Aunque el primo de algún político relevante opine lo contrario, existe un amplio consenso entre los científicos para alertar de las consecuencias del calentamiento global y su incidencia en nuestro medio ambiente. Incluso los países más dependientes de las fuentes energéticas tradicionales comienzan a entender también que el problema es ineludible y afectará a todos. Hay datos que instan a actuar con celeridad, como se ha puesto de manifiesto en la Cumbre del Clima de París. Uno de ellos apunta a que la degradación no es lineal. Algunos condicionantes no controlados pueden acelerar los efectos y acortar los tiempos hacia un punto de no retorno en el que el ecosistema del ser humano se alterará de forma irreversible.
La transición energética, acompañada de una reducción significativa de emisiones contaminantes, no parece a estas alturas una opción, sino una necesidad que hay que abordar lo antes posible.
El negacionismo parece ir ligado a intereses económicos y geoestratégicos que poco tienen que ver con los intereses generales y con los datos que manejan los especialistas. Los más reacios, sin embargo, comienzan a aceptar la necesidad de emprender políticas proactivas de cambio energético y a asumir el hecho de que no es un problema localizado y exclusivo de los países más industrializados. Por el contrario, los efectos más perniciosos parecen afectar especialmente a los países en desarrollo.Las nuevas políticas energéticas deben comportar también una renovación en los planteamientos políticos y sociales. Más que apuntar estrategias en abstracto y declaraciones de intenciones, las medidas han de concretarse en planes específicos que estimulen un crecimiento ordenado y con unos objetivos precisos y cuantificables.

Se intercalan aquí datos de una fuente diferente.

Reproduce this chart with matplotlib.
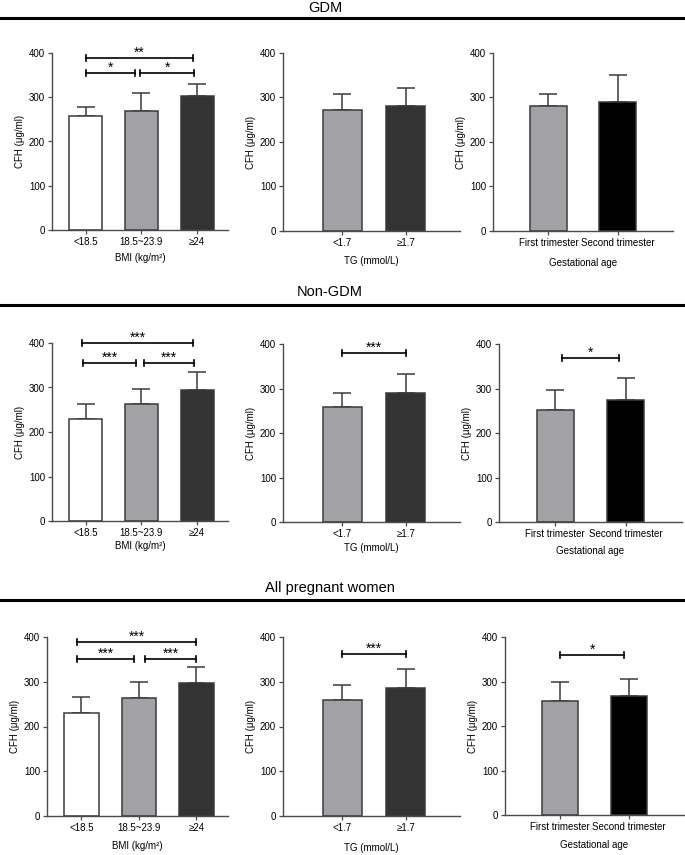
import matplotlib
matplotlib.use("Agg")
import matplotlib.pyplot as plt

plt.rcParams['font.family'] = ['Liberation Sans', 'DejaVu Sans']

# ---------------- data ----------------
row_titles = ["GDM", "Non-GDM", "All pregnant women"]

bmi_labels = ["<18.5", "18.5~23.9", "\u226524"]
tg_labels = ["<1.7", "\u22651.7"]
ga_labels = ["First trimester", "Second trimester"]

bmi_xlabel = "BMI (kg/m\u00b2)"
tg_xlabel = "TG (mmol/L)"
ga_xlabel = "Gestational age"
ylabel = "CFH (\u03bcg/ml)"

# means and SD (upper error) per row
gdm_bmi_mean = [258, 270, 303]
gdm_bmi_sd = [20, 40, 27]
gdm_tg_mean = [273, 282]
gdm_tg_sd = [35, 40]
gdm_ga_mean = [280, 291]
gdm_ga_sd = [28, 59]

non_bmi_mean = [229, 262, 294]
non_bmi_sd = [35, 35, 40]
non_tg_mean = [258, 291]
non_tg_sd = [31, 41]
non_ga_mean = [251, 274]
non_ga_sd = [46, 49]

all_bmi_mean = [231, 264, 297]
all_bmi_sd = [36, 36, 35]
all_tg_mean = [260, 286]
all_tg_sd = [32, 43]
all_ga_mean = [256, 267]
all_ga_sd = [43, 38]

# significance brackets: (x_start, x_end, y, label)
gdm_bmi_sig = [(0.0, 1.93, 389, "**"), (0.0, 0.88, 355, "*"), (0.98, 1.95, 355, "*")]
gdm_tg_sig = []
gdm_ga_sig = []
non_bmi_sig = [(-0.07, 1.93, 400, "***"), (-0.05, 0.91, 355, "***"), (1.04, 1.95, 355, "***")]
non_tg_sig = [(0.0, 1.0, 380, "***")]
non_ga_sig = [(0.1, 0.9, 368, "*")]
all_bmi_sig = [(-0.07, 2.0, 389, "***"), (-0.07, 0.92, 351, "***"), (1.1, 2.0, 351, "***")]
all_tg_sig = [(0.0, 1.0, 362, "***")]
all_ga_sig = [(0.0, 0.93, 360, "*")]

# ---------------- styles ----------------
C_WHITE = "#ffffff"
C_GRAY = "#a2a1a6"
C_DARK = "#333333"
C_BLACK = "#000000"
bmi_colors = [C_WHITE, C_GRAY, C_DARK]
tg_colors = [C_GRAY, C_DARK]
ga_colors = [C_GRAY, C_BLACK]

W, H = 685, 855
fig = plt.figure(figsize=(W / 100, H / 100), dpi=100)

# axes boxes in pixels: (left, right, top, bottom)
boxes = [
    [(52, 228, 53, 230), (283, 460, 53, 231), (493, 673, 53, 231)],
    [(52, 228, 343, 521), (283, 460, 344, 522), (499, 682, 344, 522)],
    [(47, 228, 637, 816), (283, 460, 637, 816), (505, 684, 637, 815)],
]
xlabel_offsets = [[23, 25, 27], [20, 21, 24], [25, 27, 25]]
title_y = [8, 292, 588]
title_x = [325, 330, 330]
line_y = [18, 305, 600]

panel_data = [
    [(gdm_bmi_mean, gdm_bmi_sd, gdm_bmi_sig), (gdm_tg_mean, gdm_tg_sd, gdm_tg_sig), (gdm_ga_mean, gdm_ga_sd, gdm_ga_sig)],
    [(non_bmi_mean, non_bmi_sd, non_bmi_sig), (non_tg_mean, non_tg_sd, non_tg_sig), (non_ga_mean, non_ga_sd, non_ga_sig)],
    [(all_bmi_mean, all_bmi_sd, all_bmi_sig), (all_tg_mean, all_tg_sd, all_tg_sig), (all_ga_mean, all_ga_sd, all_ga_sig)],
]
kinds = [
    (bmi_labels, bmi_colors, bmi_xlabel, (-0.6, 2.55), 0.6),
    (tg_labels, tg_colors, tg_xlabel, (-0.94, 1.86), 0.61),
    (ga_labels, ga_colors, ga_xlabel, (-0.8, 1.8), 0.53),
]

SPINE = "#4a4a4a"
EDGE = "#3a3a3a"
FS = 7

for r in range(3):
    fig.text(title_x[r] / W, 1 - title_y[r] / H, row_titles[r], ha="center", va="center", fontsize=10.5)
    fig.add_artist(plt.Line2D([0, 1], [1 - line_y[r] / H] * 2, color="black", lw=2.2, transform=fig.transFigure))
    for c in range(3):
        l, rr, t, b = boxes[r][c]
        ax = fig.add_axes([l / W, 1 - b / H, (rr - l) / W, (b - t) / H])
        labels, colors, xlabel, xlim, width = kinds[c]
        mean, sd, sig = panel_data[r][c]
        x = list(range(len(labels)))
        ax.bar(x, mean, width=width, color=colors, edgecolor=EDGE, linewidth=1.1, zorder=2)
        ax.errorbar(x, mean, yerr=[[0] * len(sd), sd], fmt="none", ecolor=EDGE,
                    elinewidth=1.1, capsize=6.5, capthick=1.1, zorder=1)
        ax.set_xlim(*xlim)
        ax.set_ylim(0, 400)
        ax.set_yticks([0, 100, 200, 300, 400])
        ax.set_xticks(x)
        ax.set_xticklabels(labels)
        ax.tick_params(axis="both", labelsize=FS, length=3, width=0.9, color=SPINE, pad=2)
        for s in ["top", "right"]:
            ax.spines[s].set_visible(False)
        for s in ["left", "bottom"]:
            ax.spines[s].set_color(SPINE)
            ax.spines[s].set_linewidth(1.0)
        ax.set_xlabel(xlabel, fontsize=FS)
        ax.xaxis.set_label_coords(0.5, -xlabel_offsets[r][c] / (b - t))
        ax.set_ylabel(ylabel, fontsize=FS)
        ax.yaxis.set_label_coords(-27 / (rr - l), 0.5)
        for (x1, x2, y, lab) in sig:
            ax.plot([x1, x2], [y, y], color="black", lw=1.2, clip_on=False, zorder=3)
            for xx in (x1, x2):
                ax.plot([xx, xx], [y - 7, y + 7], color="black", lw=1.2, clip_on=False, zorder=3)
            ax.text((x1 + x2) / 2, y - 4, lab, ha="center", va="bottom", fontsize=10, clip_on=False)

fig.savefig("out.png", dpi=100)
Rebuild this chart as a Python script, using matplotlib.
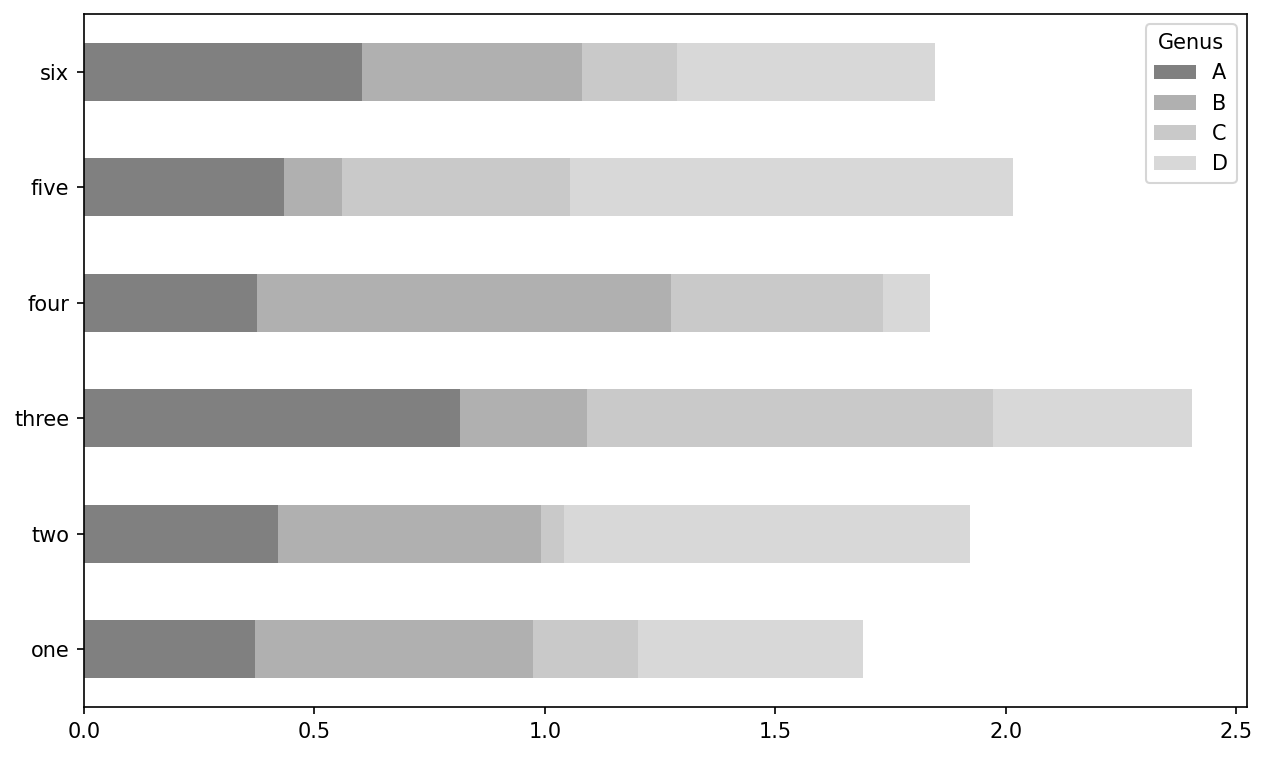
import matplotlib
matplotlib.use("Agg")
import matplotlib.pyplot as plt
import numpy as np

categories = ["one", "two", "three", "four", "five", "six"]
series_names = ["A", "B", "C", "D"]
A = [0.371, 0.421, 0.816, 0.375, 0.434, 0.603]
B = [0.603, 0.570, 0.275, 0.898, 0.126, 0.477]
C = [0.228, 0.050, 0.881, 0.460, 0.494, 0.206]
D = [0.488, 0.881, 0.431, 0.102, 0.961, 0.560]
colors = ["#808080", "#b0b0b0", "#c9c9c9", "#d8d8d8"]

DPI = 150
fig = plt.figure(figsize=(1267/DPI, 757/DPI), dpi=DPI)
ax = fig.add_axes([84/1267, 50/757, (1247-84)/1267, (707-14)/757])

y = np.arange(len(categories))
left = np.zeros(len(categories))
for name, vals, col in zip(series_names, [A, B, C, D], colors):
    ax.barh(y, vals, height=0.5, left=left, color=col, label=name)
    left = left + np.array(vals)

ax.set_yticks(y)
ax.set_yticklabels(categories)
ax.set_ylim(-0.5, len(categories) - 0.5)
ax.set_xlim(0, left.max() * 1.05)
ax.legend(title="Genus", loc="upper right")
fig.savefig("out.png", dpi=DPI)
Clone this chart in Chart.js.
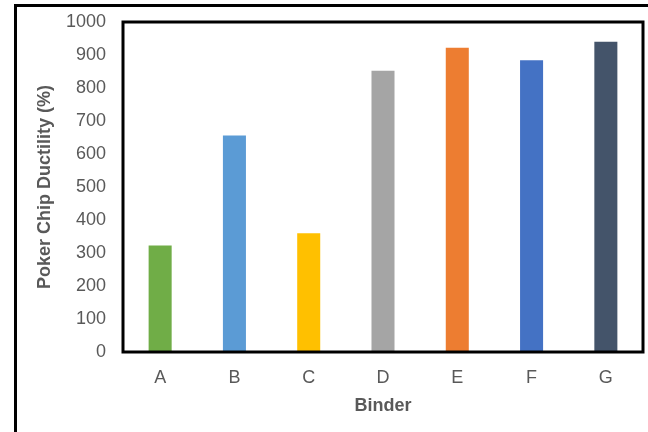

Si los almerienses queremos dar un salto cualitativo que nos sitúe entre las provincias que están a la vanguardia de la renovación energética, esta nueva política ha de comportar, ineludiblemente, un cambio de mentalidad que afectará a nuestra vida cotidiana y que, sin duda, vendrá acompañado de una modernización del sector público y un deseable fomento de las inversiones privadas. Desde las administraciones se tienen que proponer políticas en este sentido pero debemos comprender, en última instancia, que el desarrollo sostenible es una actitud social que puede y debe ser impulsada desde la ciudadanía.
La exigencia de un transporte público realmente eficiente alimentado por energía eléctrica, una mayor concienciación en la necesidad de optimizar los procesos de reciclaje y el tratamiento de residuos orgánicos, el uso creciente de energías limpias -la solar y la eólica como horizonte- y un ahorro energético que reduzca entre el 25% y el 30% las emisiones contaminantes de CO2 en una primera fase son aspectos que están a nuestro alcance y que deberían fijarse como objetivos prioritarios en las políticas locales y regionales.